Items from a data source
--- Start ---

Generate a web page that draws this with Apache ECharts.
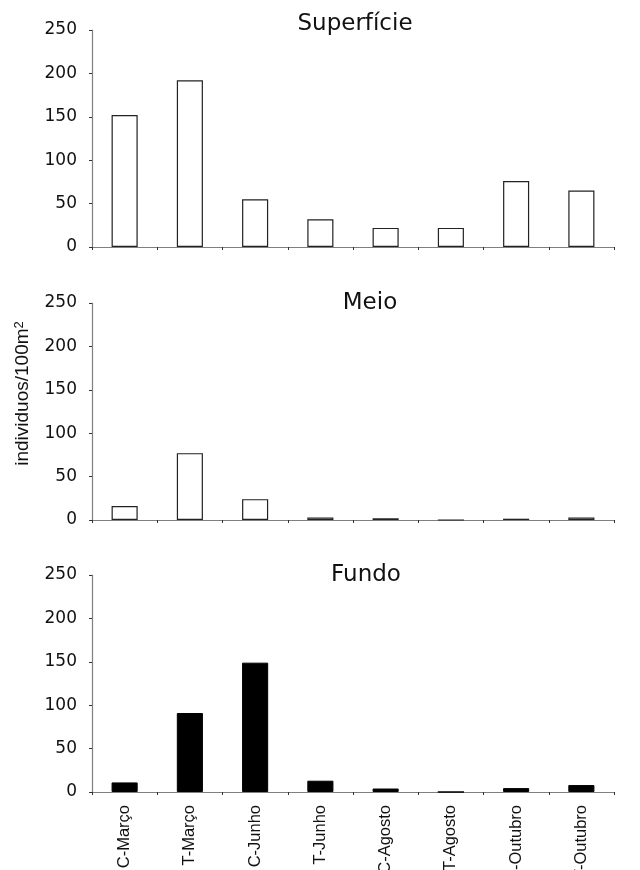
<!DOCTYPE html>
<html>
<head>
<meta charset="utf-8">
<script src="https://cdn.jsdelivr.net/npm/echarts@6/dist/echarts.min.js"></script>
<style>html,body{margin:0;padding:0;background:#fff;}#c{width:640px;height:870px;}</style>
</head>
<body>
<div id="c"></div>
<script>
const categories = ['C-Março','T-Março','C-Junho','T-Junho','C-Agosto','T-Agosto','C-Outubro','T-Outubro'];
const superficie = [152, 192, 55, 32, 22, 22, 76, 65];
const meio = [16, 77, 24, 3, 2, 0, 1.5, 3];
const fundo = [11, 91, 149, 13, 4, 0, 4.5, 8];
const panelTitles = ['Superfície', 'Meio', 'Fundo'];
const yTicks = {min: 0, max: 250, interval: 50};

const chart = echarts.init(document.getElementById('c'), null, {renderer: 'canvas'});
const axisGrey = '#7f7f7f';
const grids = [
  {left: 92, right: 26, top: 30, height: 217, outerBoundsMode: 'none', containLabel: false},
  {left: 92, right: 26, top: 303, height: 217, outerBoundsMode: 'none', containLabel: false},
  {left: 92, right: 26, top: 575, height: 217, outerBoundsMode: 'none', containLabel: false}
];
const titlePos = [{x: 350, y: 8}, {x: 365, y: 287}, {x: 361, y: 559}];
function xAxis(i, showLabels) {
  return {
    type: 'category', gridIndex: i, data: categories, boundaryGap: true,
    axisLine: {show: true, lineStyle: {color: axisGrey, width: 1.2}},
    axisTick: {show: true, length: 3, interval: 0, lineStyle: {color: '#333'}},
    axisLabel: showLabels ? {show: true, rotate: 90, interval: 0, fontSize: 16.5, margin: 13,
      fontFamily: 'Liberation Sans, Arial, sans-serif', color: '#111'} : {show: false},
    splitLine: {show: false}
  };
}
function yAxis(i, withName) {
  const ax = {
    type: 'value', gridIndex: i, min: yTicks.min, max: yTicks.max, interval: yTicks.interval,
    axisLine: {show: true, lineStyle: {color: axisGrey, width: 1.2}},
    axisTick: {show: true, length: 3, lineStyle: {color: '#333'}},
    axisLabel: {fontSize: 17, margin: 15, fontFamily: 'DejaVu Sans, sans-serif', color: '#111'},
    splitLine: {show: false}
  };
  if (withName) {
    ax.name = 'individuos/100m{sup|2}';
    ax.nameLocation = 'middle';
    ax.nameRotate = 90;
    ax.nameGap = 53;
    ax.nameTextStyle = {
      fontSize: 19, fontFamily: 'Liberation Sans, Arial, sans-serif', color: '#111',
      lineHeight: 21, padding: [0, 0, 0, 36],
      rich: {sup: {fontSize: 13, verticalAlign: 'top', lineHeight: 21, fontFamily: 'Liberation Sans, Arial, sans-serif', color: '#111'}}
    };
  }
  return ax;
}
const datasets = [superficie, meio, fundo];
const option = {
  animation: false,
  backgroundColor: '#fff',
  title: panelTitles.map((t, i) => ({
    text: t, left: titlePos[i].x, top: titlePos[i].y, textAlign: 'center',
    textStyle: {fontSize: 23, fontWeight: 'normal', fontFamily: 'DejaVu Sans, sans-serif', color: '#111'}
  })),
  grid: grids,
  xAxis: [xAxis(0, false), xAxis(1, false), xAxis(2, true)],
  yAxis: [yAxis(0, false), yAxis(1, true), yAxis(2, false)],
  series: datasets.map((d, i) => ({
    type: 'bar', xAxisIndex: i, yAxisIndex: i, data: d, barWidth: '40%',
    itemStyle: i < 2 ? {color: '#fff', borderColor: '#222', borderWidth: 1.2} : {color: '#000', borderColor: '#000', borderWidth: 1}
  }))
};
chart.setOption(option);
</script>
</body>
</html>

--- End ---
--- Start ---

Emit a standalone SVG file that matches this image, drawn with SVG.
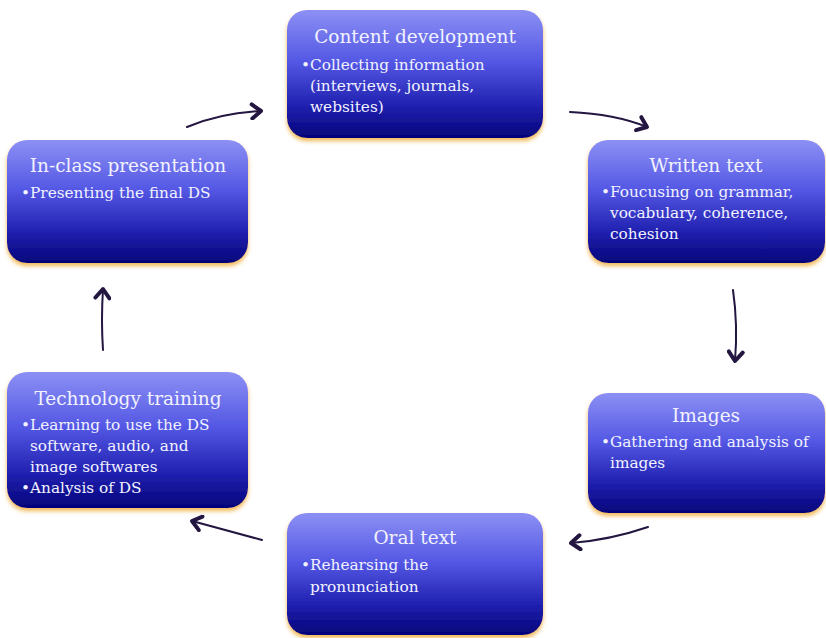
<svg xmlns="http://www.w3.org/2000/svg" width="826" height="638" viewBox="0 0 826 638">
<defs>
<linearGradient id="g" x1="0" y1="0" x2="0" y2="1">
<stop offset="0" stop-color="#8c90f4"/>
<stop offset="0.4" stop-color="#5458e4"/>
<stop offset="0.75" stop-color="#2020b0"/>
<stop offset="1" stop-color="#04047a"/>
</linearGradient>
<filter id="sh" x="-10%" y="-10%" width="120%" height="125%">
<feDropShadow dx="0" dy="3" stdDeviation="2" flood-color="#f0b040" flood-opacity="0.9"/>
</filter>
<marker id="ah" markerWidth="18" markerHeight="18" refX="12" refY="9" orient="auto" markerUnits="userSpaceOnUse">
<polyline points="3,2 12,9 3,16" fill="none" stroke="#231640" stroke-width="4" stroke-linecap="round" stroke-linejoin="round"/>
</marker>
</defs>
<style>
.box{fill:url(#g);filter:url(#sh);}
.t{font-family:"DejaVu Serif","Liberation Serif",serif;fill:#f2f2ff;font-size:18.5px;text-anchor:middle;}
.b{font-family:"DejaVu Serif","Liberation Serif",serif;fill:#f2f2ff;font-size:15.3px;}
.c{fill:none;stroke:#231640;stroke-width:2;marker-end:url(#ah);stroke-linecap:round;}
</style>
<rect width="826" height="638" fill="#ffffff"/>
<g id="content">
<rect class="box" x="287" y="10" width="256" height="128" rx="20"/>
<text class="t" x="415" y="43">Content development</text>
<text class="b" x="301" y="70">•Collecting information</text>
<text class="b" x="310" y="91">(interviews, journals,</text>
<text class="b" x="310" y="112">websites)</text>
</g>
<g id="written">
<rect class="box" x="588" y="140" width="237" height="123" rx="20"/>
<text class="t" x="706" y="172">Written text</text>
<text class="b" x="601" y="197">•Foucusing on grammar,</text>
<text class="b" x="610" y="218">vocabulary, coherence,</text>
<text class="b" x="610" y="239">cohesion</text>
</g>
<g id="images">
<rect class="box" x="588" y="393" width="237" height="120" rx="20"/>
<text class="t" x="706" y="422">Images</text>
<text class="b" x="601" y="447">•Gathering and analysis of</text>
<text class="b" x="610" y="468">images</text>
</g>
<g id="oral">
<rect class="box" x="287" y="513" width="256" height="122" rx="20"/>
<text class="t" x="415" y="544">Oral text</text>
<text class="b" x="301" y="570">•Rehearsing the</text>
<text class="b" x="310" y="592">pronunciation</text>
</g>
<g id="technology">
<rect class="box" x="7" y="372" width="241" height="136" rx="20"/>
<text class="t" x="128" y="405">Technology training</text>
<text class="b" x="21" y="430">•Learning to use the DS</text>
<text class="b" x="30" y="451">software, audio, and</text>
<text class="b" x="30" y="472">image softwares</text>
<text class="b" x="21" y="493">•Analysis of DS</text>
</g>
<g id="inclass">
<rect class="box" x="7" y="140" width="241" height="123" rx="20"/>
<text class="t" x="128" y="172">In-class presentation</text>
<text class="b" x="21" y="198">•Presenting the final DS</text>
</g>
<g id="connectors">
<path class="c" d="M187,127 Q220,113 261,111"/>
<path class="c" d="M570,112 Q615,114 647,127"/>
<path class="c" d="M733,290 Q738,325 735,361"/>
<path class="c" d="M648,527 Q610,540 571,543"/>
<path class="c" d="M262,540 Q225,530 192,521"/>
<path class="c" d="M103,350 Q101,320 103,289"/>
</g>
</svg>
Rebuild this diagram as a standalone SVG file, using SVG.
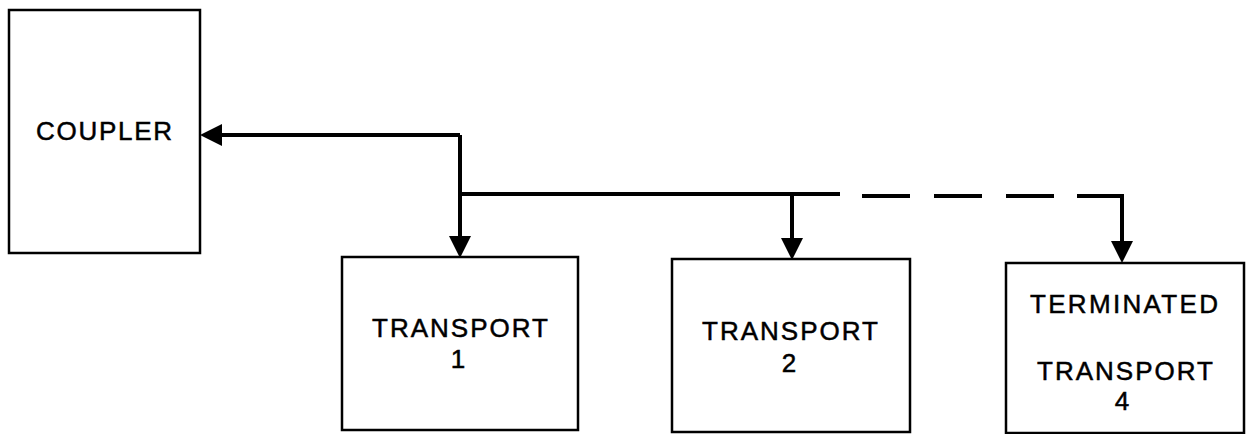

--- End ---
--- Start ---

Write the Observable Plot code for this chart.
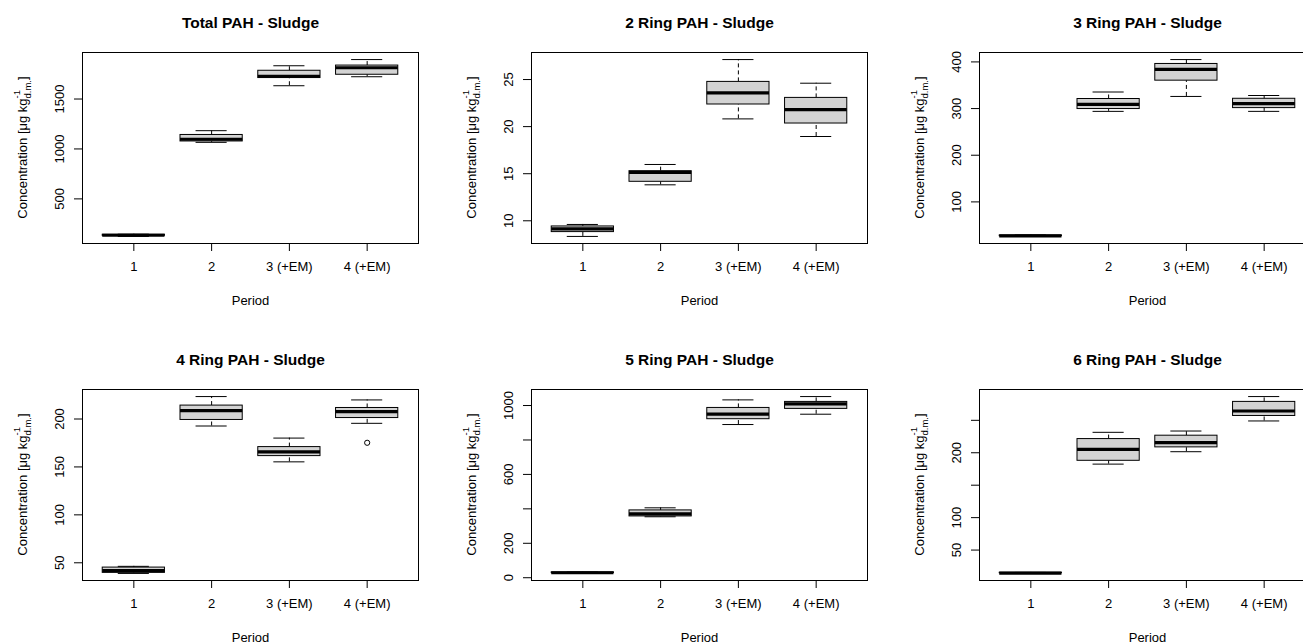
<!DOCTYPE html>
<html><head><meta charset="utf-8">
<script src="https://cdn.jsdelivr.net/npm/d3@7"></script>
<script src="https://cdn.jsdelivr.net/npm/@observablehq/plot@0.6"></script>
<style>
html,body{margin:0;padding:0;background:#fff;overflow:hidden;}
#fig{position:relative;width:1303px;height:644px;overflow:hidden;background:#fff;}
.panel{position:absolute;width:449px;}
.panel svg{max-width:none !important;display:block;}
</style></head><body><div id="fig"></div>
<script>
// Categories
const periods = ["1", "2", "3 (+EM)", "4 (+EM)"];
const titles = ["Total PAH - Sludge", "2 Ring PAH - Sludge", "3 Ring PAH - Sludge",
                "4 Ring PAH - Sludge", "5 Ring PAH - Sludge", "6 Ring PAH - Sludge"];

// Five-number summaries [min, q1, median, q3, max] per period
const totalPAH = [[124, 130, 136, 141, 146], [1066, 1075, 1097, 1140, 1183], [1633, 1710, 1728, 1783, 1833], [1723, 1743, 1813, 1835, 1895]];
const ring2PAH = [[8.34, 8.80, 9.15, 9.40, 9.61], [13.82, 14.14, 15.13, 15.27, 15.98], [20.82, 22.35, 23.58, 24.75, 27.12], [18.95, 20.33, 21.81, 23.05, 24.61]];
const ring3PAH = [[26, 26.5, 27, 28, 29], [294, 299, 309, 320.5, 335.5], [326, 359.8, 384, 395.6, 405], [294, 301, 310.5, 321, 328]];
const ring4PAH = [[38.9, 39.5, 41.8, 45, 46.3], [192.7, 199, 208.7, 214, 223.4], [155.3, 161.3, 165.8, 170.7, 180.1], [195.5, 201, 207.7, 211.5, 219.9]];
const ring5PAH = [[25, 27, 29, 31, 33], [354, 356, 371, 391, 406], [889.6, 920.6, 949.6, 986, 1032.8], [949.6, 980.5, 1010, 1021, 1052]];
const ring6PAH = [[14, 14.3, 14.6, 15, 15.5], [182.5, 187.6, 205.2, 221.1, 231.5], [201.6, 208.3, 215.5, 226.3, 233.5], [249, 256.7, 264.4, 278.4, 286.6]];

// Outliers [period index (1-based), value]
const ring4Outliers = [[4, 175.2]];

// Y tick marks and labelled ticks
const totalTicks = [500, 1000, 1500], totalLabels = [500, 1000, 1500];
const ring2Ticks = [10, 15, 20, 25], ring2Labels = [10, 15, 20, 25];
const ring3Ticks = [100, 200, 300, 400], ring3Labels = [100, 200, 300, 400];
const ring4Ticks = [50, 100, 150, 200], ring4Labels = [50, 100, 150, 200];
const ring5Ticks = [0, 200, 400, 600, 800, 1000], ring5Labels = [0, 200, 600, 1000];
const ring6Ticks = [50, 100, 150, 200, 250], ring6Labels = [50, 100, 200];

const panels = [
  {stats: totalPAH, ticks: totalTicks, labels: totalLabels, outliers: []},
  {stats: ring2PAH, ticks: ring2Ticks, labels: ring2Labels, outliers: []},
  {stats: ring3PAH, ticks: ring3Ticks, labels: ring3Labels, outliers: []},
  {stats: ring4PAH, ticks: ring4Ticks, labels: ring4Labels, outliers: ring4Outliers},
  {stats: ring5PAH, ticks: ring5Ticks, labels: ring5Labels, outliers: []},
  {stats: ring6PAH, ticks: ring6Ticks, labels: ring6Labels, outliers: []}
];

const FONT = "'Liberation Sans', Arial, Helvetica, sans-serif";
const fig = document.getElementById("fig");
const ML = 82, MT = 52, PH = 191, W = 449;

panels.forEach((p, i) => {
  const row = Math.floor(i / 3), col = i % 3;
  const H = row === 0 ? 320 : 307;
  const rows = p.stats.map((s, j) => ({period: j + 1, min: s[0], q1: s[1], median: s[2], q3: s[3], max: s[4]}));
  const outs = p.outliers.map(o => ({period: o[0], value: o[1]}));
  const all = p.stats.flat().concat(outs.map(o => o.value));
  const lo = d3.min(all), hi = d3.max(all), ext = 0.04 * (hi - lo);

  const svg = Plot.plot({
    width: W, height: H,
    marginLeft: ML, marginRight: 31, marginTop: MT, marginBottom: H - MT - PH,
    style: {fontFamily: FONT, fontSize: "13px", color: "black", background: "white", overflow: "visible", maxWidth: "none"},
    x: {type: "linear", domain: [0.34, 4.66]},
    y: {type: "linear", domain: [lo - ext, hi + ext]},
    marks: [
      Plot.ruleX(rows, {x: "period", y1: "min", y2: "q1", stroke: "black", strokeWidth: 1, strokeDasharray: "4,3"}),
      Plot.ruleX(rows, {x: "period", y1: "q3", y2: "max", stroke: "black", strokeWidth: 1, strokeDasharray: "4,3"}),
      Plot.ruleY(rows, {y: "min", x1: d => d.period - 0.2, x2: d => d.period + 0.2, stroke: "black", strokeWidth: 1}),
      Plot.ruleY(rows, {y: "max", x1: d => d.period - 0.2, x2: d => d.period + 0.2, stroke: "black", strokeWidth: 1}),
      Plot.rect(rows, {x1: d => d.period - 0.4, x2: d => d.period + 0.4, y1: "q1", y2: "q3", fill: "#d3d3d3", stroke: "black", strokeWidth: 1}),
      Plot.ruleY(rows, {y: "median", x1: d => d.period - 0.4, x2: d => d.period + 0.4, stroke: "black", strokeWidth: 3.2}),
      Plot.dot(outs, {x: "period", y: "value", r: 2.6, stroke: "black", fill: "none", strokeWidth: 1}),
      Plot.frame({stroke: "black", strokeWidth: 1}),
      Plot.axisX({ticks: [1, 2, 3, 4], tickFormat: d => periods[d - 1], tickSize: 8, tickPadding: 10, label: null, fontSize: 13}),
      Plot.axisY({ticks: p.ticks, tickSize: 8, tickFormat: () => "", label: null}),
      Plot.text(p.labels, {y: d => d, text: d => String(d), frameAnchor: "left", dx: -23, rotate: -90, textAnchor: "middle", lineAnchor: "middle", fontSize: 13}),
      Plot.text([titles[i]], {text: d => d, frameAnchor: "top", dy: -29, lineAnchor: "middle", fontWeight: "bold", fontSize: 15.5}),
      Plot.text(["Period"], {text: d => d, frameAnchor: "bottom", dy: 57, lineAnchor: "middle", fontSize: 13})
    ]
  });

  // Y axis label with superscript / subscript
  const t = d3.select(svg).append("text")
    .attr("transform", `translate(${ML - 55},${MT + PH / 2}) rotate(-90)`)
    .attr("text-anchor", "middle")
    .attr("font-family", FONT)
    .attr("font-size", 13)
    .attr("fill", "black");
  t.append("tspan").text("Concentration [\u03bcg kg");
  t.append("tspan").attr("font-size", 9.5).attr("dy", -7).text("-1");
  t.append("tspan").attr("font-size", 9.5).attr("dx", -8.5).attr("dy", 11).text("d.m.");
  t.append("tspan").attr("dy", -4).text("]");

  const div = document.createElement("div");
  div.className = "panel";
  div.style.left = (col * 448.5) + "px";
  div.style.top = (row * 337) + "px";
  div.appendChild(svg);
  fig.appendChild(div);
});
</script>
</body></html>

--- End ---

◆ TASK TO COMPLETE ◆
Find the word "file" in the material, then list each line that holds it.

◆ SOLUTION ◆
Emit a standalone SVG file that matches this image, drawn with SVG.
Rebuild this diagram as a standalone SVG file, using SVG.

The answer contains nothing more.